▼

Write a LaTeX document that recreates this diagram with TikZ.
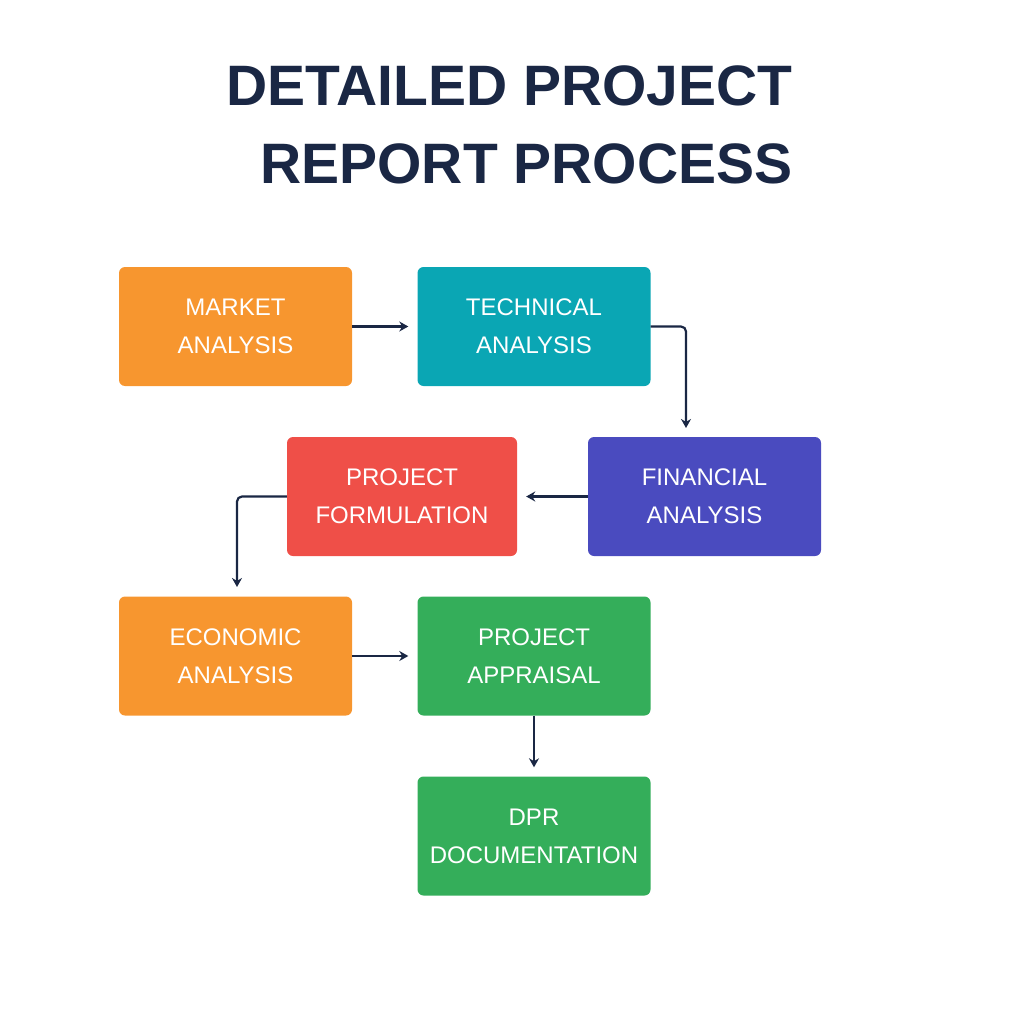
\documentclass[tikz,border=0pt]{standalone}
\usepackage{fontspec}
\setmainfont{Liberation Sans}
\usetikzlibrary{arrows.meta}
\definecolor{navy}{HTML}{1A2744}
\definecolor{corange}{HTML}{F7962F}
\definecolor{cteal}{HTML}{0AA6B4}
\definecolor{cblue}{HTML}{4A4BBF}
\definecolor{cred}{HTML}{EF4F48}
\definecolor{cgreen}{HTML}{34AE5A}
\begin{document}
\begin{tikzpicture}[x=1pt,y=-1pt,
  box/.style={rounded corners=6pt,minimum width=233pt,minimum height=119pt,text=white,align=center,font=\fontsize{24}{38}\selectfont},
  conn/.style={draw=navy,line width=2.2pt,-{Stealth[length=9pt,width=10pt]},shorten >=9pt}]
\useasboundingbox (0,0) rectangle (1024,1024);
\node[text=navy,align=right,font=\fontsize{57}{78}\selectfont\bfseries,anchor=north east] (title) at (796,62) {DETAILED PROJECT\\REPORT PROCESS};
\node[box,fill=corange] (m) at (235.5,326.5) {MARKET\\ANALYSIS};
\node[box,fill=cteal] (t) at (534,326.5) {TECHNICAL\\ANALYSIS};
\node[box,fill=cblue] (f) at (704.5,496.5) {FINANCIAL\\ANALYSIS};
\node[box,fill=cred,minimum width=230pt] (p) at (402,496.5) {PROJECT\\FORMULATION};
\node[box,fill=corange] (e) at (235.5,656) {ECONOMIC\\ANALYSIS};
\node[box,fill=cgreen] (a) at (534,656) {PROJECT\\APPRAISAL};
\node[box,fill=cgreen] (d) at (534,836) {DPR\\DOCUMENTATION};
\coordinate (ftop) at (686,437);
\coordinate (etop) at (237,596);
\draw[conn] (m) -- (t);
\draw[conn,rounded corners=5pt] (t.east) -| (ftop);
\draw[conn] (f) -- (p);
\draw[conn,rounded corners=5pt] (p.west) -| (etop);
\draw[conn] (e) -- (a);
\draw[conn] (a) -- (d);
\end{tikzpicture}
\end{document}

▲

■ **SET PROBLEM**:
Omit the pictures and reproduce the listing exactly.

■ **EXERCISE OUTPUT**:
Write a LaTeX document that recreates this diagram with TikZ.
\documentclass[tikz,border=0pt]{standalone}
\usepackage{fontspec}
\setmainfont{Liberation Sans}
\usetikzlibrary{arrows.meta}
\definecolor{navy}{HTML}{1A2744}
\definecolor{corange}{HTML}{F7962F}
\definecolor{cteal}{HTML}{0AA6B4}
\definecolor{cblue}{HTML}{4A4BBF}
\definecolor{cred}{HTML}{EF4F48}
\definecolor{cgreen}{HTML}{34AE5A}
\begin{document}
\begin{tikzpicture}[x=1pt,y=-1pt,
  box/.style={rounded corners=6pt,minimum width=233pt,minimum height=119pt,text=white,align=center,font=\fontsize{24}{38}\selectfont},
  conn/.style={draw=navy,line width=2.2pt,-{Stealth[length=9pt,width=10pt]},shorten >=9pt}]
\useasboundingbox (0,0) rectangle (1024,1024);
\node[text=navy,align=right,font=\fontsize{57}{78}\selectfont\bfseries,anchor=north east] (title) at (796,62) {DETAILED PROJECT\\REPORT PROCESS};
\node[box,fill=corange] (m) at (235.5,326.5) {MARKET\\ANALYSIS};
\node[box,fill=cteal] (t) at (534,326.5) {TECHNICAL\\ANALYSIS};
\node[box,fill=cblue] (f) at (704.5,496.5) {FINANCIAL\\ANALYSIS};
\node[box,fill=cred,minimum width=230pt] (p) at (402,496.5) {PROJECT\\FORMULATION};
\node[box,fill=corange] (e) at (235.5,656) {ECONOMIC\\ANALYSIS};
\node[box,fill=cgreen] (a) at (534,656) {PROJECT\\APPRAISAL};
\node[box,fill=cgreen] (d) at (534,836) {DPR\\DOCUMENTATION};
\coordinate (ftop) at (686,437);
\coordinate (etop) at (237,596);
\draw[conn] (m) -- (t);
\draw[conn,rounded corners=5pt] (t.east) -| (ftop);
\draw[conn] (f) -- (p);
\draw[conn,rounded corners=5pt] (p.west) -| (etop);
\draw[conn] (e) -- (a);
\draw[conn] (a) -- (d);
\end{tikzpicture}
\end{document}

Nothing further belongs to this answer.